The broker must serve a copy of the lien on the owner of the property and the person who signed the written commission agreement within ten (10) days after the lien was recorded. If the lien is not served timely, it will be void and unenforceable.
Interestingly, a broker lien can be recorded if the broker is owed a commission as a result of a lease as long as the lien is recorded within sixty (60) days after the lease is signed. Also, a broker may record a lien if the broker is owed a commission in the future as a result of an option to purchase commercial real estate.
The statute provides that in the event a lien is recorded, the closing of the transaction involving the real estate shall proceed except that an escrow account shall be established from the proceeds in an amount to satisfy the lien. The statute provides that neither the buyer nor the seller are permitted to refuse to close the transaction because of the requirement to establish an escrow account for this purpose. The money remains in the escrow account until the rights have been determined with regard to the parties and the commission owed.
Lastly, similar to the Construction Lien Act, the broker has one (1) year to file a lawsuit to enforce its lien.

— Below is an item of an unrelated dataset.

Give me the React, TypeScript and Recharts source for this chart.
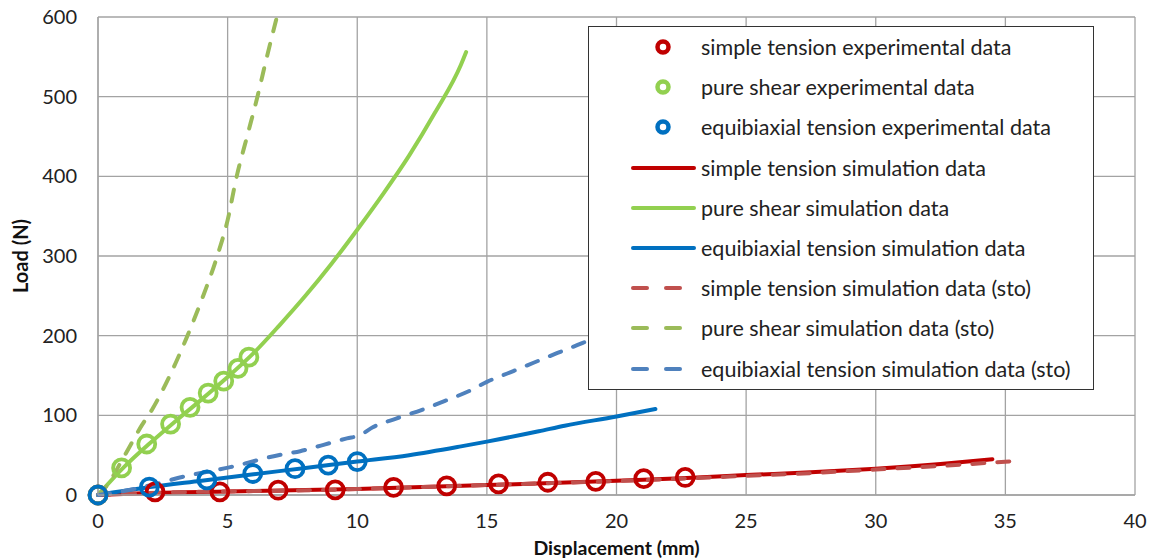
import React from "react";
import { LineChart, Line, XAxis, YAxis, CartesianGrid, Legend } from "recharts";

// experimental points (displacement mm, load N)
const stExpX = [0, 2.2, 4.7, 6.95, 9.15, 11.4, 13.45, 15.45, 17.35, 19.2, 21.05, 22.65];
const stExpY = [0, 4, 4, 6, 6.5, 9.5, 11.5, 14, 16, 17, 20.5, 22];
const psExpX = [0, 0.91, 1.88, 2.8, 3.55, 4.25, 4.85, 5.4, 5.82];
const psExpY = [0, 34, 64, 89, 110, 128, 143, 159, 173];
const ebExpX = [0, 1.98, 4.2, 5.97, 7.6, 8.88, 10];
const ebExpY = [0, 10, 19, 27, 33, 37.5, 42];

// simulation curves
const stSimX = [0, 2, 5, 7, 10, 12.5, 15, 17.5, 20, 22.5, 25, 27.5, 30, 32.5, 34.5];
const stSimY = [0, 2.5, 4.5, 5.5, 7.5, 10, 12.5, 15, 18, 21, 25, 28.5, 33, 39, 45];
const psSimX = [0, 1, 2, 3, 4, 5, 6, 7, 8, 9, 10, 11, 12, 13, 14, 14.2];
const psSimY = [0, 35, 65, 93, 120, 148, 178, 213, 250, 290, 333, 378, 426, 480, 540, 556];
const ebSimX = [0, 2, 4, 6, 8, 10, 12, 14, 15, 17, 18, 20, 21.5];
const ebSimY = [0, 10, 18, 26, 34, 42, 50, 61, 67, 80, 87, 98.5, 108];

// simulation curves (sto)
const stStoX = [0, 2.5, 5, 7.5, 10, 12.5, 15, 17.5, 20, 22.5, 25, 27.5, 30, 32.5, 35.3];
const stStoY = [0, 3, 4.5, 5.5, 7.5, 10, 12.5, 15, 17.5, 20.5, 24, 27.5, 32, 36.5, 42.5];
const psStoX = [0, 0.3, 1, 1.7, 2.1, 2.5, 3, 3.4, 4, 4.6, 5, 5.35, 5.75, 6.15, 6.5, 6.9];
const psStoY = [0, 10, 48, 88, 108, 132, 166, 196, 245, 300, 345, 400, 450, 500, 548, 600];
const ebStoX = [0, 1, 2, 3.3, 5.1, 7.1, 7.8, 8.7, 9.6, 10.1, 10.6, 11.5, 12.5, 13.45, 14.35, 15, 15.9, 16.8, 17.7, 18.7, 19.6, 20.5, 21.4];
const ebStoY = [0, 5, 12, 23, 35, 51, 55, 63, 71, 75, 85, 96, 107, 119, 131, 142, 154, 166, 178, 191, 204, 218, 232];

const xTicks = [0, 5, 10, 15, 20, 25, 30, 35, 40];
const yTicks = [0, 100, 200, 300, 400, 500, 600];

const zip = (xs: number[], ys: number[]) => xs.map((x, i) => ({ x, y: ys[i] }));

type Kind = "marker" | "solid" | "dash";
const SERIES: { name: string; color: string; kind: Kind; data: { x: number; y: number }[] }[] = [
  { name: "simple tension experimental data", color: "#C00000", kind: "marker", data: zip(stExpX, stExpY) },
  { name: "pure shear experimental data", color: "#92D050", kind: "marker", data: zip(psExpX, psExpY) },
  { name: "equibiaxial tension experimental data", color: "#0070C0", kind: "marker", data: zip(ebExpX, ebExpY) },
  { name: "simple tension simulation data", color: "#C00000", kind: "solid", data: zip(stSimX, stSimY) },
  { name: "pure shear simulation data", color: "#92D050", kind: "solid", data: zip(psSimX, psSimY) },
  { name: "equibiaxial tension simulation data", color: "#0070C0", kind: "solid", data: zip(ebSimX, ebSimY) },
  { name: "simple tension simulation data (sto)", color: "#C0504D", kind: "dash", data: zip(stStoX, stStoY) },
  { name: "pure shear simulation data (sto)", color: "#9BBB59", kind: "dash", data: zip(psStoX, psStoY) },
  { name: "equibiaxial tension simulation data (sto)", color: "#4F81BD", kind: "dash", data: zip(ebStoX, ebStoY) },
];

const FONT = "Lato, 'Open Sans', sans-serif";
const GRID = "#a3a3a3";

const LegendBox = () => (
  <div
    style={{
      width: 506,
      border: "1.5px solid #333",
      background: "#fff",
      boxSizing: "border-box",
      fontFamily: FONT,
      fontSize: 21.5,
      color: "#222",
    }}
  >
    {SERIES.map((s) => (
      <div key={s.name} style={{ display: "flex", alignItems: "center", height: 40.2 }}>
        <svg width={112} height={20} style={{ flex: "none" }}>
          {s.kind === "marker" && <circle cx={74} cy={10} r={5.5} fill="none" stroke={s.color} strokeWidth={4.5} />}
          {s.kind === "solid" && <line x1={44} y1={10} x2={105} y2={10} stroke={s.color} strokeWidth={4} strokeLinecap="round" />}
          {s.kind === "dash" && (
            <>
              <line x1={44} y1={10} x2={58} y2={10} stroke={s.color} strokeWidth={4} strokeLinecap="round" />
              <line x1={77} y1={10} x2={91} y2={10} stroke={s.color} strokeWidth={4} strokeLinecap="round" />
            </>
          )}
        </svg>
        <span style={{ whiteSpace: "nowrap" }}>{s.name}</span>
      </div>
    ))}
  </div>
);

export default function App() {
  return (
    <div style={{ position: "absolute", left: 0, top: 0, background: "#fff" }}>
      <LineChart width={1151} height={559} margin={{ top: 17, right: 16, bottom: 0, left: 0 }}>
        <CartesianGrid stroke={GRID} strokeWidth={1.3} />
        <XAxis
          type="number"
          dataKey="x"
          domain={[0, 40]}
          ticks={xTicks}
          height={64}
          tickSize={0}
          tickMargin={19}
          axisLine={{ stroke: GRID, strokeWidth: 1.3 }}
          tick={{ fill: "#222", fontSize: 20, fontFamily: FONT }}
          label={{
            value: "Displacement (mm)",
            position: "insideBottom",
            offset: 4,
            style: { fill: "#111", fontSize: 19.5, fontWeight: 700, fontFamily: FONT },
          }}
        />
        <YAxis
          type="number"
          dataKey="y"
          domain={[0, 600]}
          ticks={yTicks}
          width={98}
          tickSize={0}
          tickMargin={21}
          axisLine={{ stroke: GRID, strokeWidth: 1.3 }}
          tick={{ fill: "#222", fontSize: 20, fontFamily: FONT }}
          label={{
            value: "Load (N)",
            angle: -90,
            position: "insideLeft",
            offset: 21,
            style: { textAnchor: "middle", fill: "#111", fontSize: 20, fontWeight: 700, fontFamily: FONT },
          }}
        />
        {SERIES.map((s) =>
          s.kind === "marker" ? (
            <Line
              key={s.name}
              data={s.data}
              dataKey="y"
              name={s.name}
              stroke="none"
              dot={{ r: 8.5, stroke: s.color, strokeWidth: 3.8, fill: "none" }}
              activeDot={false}
              isAnimationActive={false}
            />
          ) : (
            <Line
              key={s.name}
              data={s.data}
              dataKey="y"
              name={s.name}
              type="monotone"
              stroke={s.color}
              strokeWidth={4}
              strokeLinecap="round"
              strokeDasharray={s.kind === "dash" ? "12 13" : undefined}
              dot={false}
              activeDot={false}
              isAnimationActive={false}
            />
          )
        )}
        <Legend
          layout="vertical"
          align="center"
          verticalAlign="middle"
          content={() => <LegendBox />}
          wrapperStyle={{ left: 588, top: 26, width: 506 }}
        />
      </LineChart>
    </div>
  );
}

Failure to commence such a lawsuit within one year after the lien is recorded will result in the extinguishment of the lien.

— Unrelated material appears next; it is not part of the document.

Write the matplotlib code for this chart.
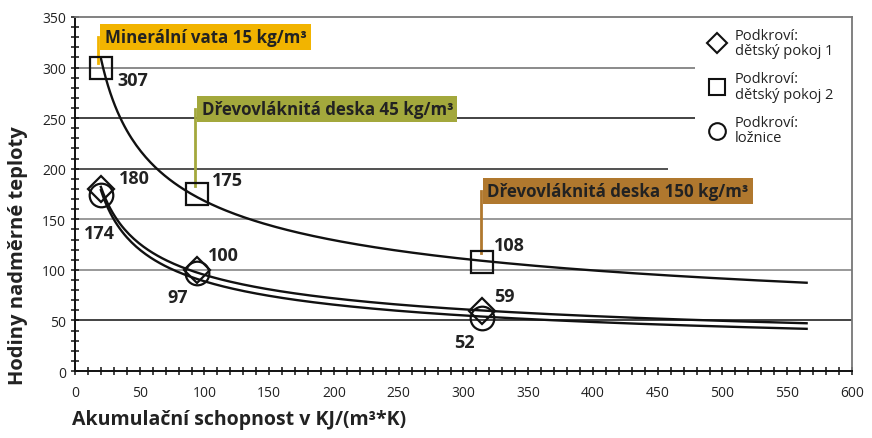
import numpy as np
import matplotlib
matplotlib.use('Agg')
import matplotlib.pyplot as plt
from matplotlib.lines import Line2D

plt.rcParams['font.family'] = ['Open Sans', 'DejaVu Sans']

# data
akumulace = [20, 94, 314]
pokoj1 = [180, 100, 59]          # diamant
pokoj2 = [307, 175, 108]         # ctverec
loznice = [174, 97, 52]          # kruh
pokoj2_znacka = [300, 175, 108]  # ctverec je v grafu nakreslen na 300
konec_krivky = 565

materialy = ['Minerální vata 15 kg/m³', 'Dřevovláknitá deska 45 kg/m³', 'Dřevovláknitá deska 150 kg/m³']
barvy_materialu = ['#F2B400', '#A3A83C', '#B0782E']

fig = plt.figure(figsize=(8.72, 4.39), dpi=100)
ax = fig.add_axes([0.086, 0.1526, 0.891, 0.8064])
ax.set_xlim(0, 600)
ax.set_ylim(0, 350)

# mrizka - nektere cary nejdou pres cely graf
mrizka = [50, 100, 150, 200, 250, 300]
mrizka_konec = [600, 600, 600, 458, 479, 479]
mrizka_barva = ['#222222', '#888888', '#888888', '#333333', '#222222', '#777777']
for y, xe, c in zip(mrizka, mrizka_konec, mrizka_barva):
    ax.hlines(y, 0, xe, color=c, lw=1.2, zorder=1)

# mocninne spojnice trendu
def trend(x, y):
    b, a = np.polyfit(np.log(x), np.log(y), 1)
    xx = np.linspace(x[0], konec_krivky, 300)
    return xx, np.exp(a) * xx ** b

for s in [pokoj1, pokoj2, loznice]:
    xx, yy = trend(akumulace, s)
    ax.plot(xx, yy, color='#111111', lw=1.7, zorder=2)

ax.plot(akumulace, pokoj1, ls='none', marker='D', ms=13, mfc='none', mec='#111111', mew=1.6, zorder=4)
ax.plot(akumulace, pokoj2_znacka, ls='none', marker='s', ms=15.5, mfc='none', mec='#111111', mew=1.6, zorder=4)
ax.plot(akumulace, loznice, ls='none', marker='o', ms=17, mfc='none', mec='#111111', mew=1.6, zorder=4)

# popisky hodnot (posun v bodech)
def popis(xs, ys, vals, offs, has):
    for x, y, v, o, h in zip(xs, ys, vals, offs, has):
        ax.annotate(str(v), (x, y), xytext=o, textcoords='offset points', ha=h, va='center',
                    fontsize=13, fontweight='bold', color='#222222')

popis(akumulace, pokoj2_znacka, pokoj2, [(12, -9), (11, 10), (9, 12)], ['left'] * 3)
popis(akumulace, pokoj1, pokoj1, [(13, 8), (8, 11), (9, 11)], ['left'] * 3)
popis(akumulace, loznice, loznice, [(-1, -27), (-6, -17), (-5, -17)], ['center', 'right', 'right'])

# stitky materialu s nozickou
stitky_x = [17.8, 92.7, 313.5]
stitky_y = [330, 259, 178]
nozicka = [(305, 330), (183, 259), (117, 178)]
for i in range(3):
    ax.plot([stitky_x[i], stitky_x[i]], nozicka[i], color=barvy_materialu[i], lw=2, zorder=3)
    ax.text(stitky_x[i] + 5, stitky_y[i], materialy[i], fontsize=12.2, fontweight='bold', color='#222222',
            ha='left', va='center', zorder=5,
            bbox=dict(boxstyle='square,pad=0.25', fc=barvy_materialu[i], ec='none'))

# legenda
h = [Line2D([], [], ls='none', marker='D', ms=10, mfc='none', mec='#111111', mew=1.5),
     Line2D([], [], ls='none', marker='s', ms=11, mfc='none', mec='#111111', mew=1.5),
     Line2D([], [], ls='none', marker='o', ms=12, mfc='none', mec='#111111', mew=1.5)]
lab = ['Podkroví:\ndětský pokoj 1', 'Podkroví:\ndětský pokoj 2', 'Podkroví:\nložnice']
leg = ax.legend(h, lab, loc='upper left', bbox_to_anchor=(0.804, 0.995), frameon=False, fontsize=10.5,
                handlelength=1.2, handletextpad=0.6, labelspacing=0.9, borderaxespad=0.2)
for t in leg.get_texts():
    t.set_linespacing(1.05)
    t.set_color('#222222')

ax.set_xticks(np.arange(0, 601, 50))
ax.set_yticks(np.arange(0, 351, 50))
ax.set_xticks(np.arange(0, 601, 10), minor=True)
ax.set_yticks(np.arange(0, 351, 10), minor=True)
ax.tick_params(which='both', direction='inout', length=6, width=1.1, color='#111111',
               labelsize=10, labelcolor='#222222')
ax.tick_params(axis='x', pad=7)
for s in ['left', 'bottom']:
    ax.spines[s].set_color('#111111')
    ax.spines[s].set_linewidth(1.4)
for s in ['top', 'right']:
    ax.spines[s].set_color('#777777')
    ax.spines[s].set_linewidth(1.3)

fig.text(18 / 872, 1 - 256 / 439, 'Hodiny nadměrné teploty', rotation=90, ha='center', va='center',
         fontsize=14.5, fontweight='bold', color='#222222')
fig.text(72 / 872, 1 - 420 / 439, 'Akumulační schopnost v KJ/(m³*K)', ha='left', va='center',
         fontsize=14, fontweight='bold', color='#222222')

fig.savefig('out.png', dpi=100)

However, should a court ultimately find that the broker lien is valid, that court may enter a judgment ordering the sale of any interest in the commercial real estate or part of the commercial real estate to which the lien attached by way of a foreclosure sale. The court may, in its discretion, award costs to a prevailing broker, including attorneys’ fees, litigation costs, and pre-judgment interest. However, if the court determines that the action by the broker was frivolous, the court may, in its discretion, award these same costs to the defendants.
A final interesting section of the statute provides that the owner of commercial real estate, upon receipt of the broker’s lien, may make a written demand that the broker file a lawsuit to enforce the lien or that an answer be provided to the owner essentially substantiating the lien. If the broker does not commence an action or an answer is not filed within thirty (30) days of the demand, the lien is extinguished.
Practically speaking, relatively few, if any, broker’s liens have been recorded in West Michigan. This is likely due to the fact that many brokers insist and confirm that their commissions are included on the proposed closing statement prior to the closing. So far, the enactment of the statute has not resulted in broker liens being filed in every transaction simply to preserve the right to collect commissions. However, this Act has impacted title companies, many of which now require the buyer and seller of commercial real estate to provide a representation and warranty that they have not signed any written commission sales agreements with any other brokers.
An interesting scenario may arise where a broker lien is recorded on the day of closing, after the title company last ran its title search, but before the recording of the new deed. This may leave title companies open to exposure under this new Act.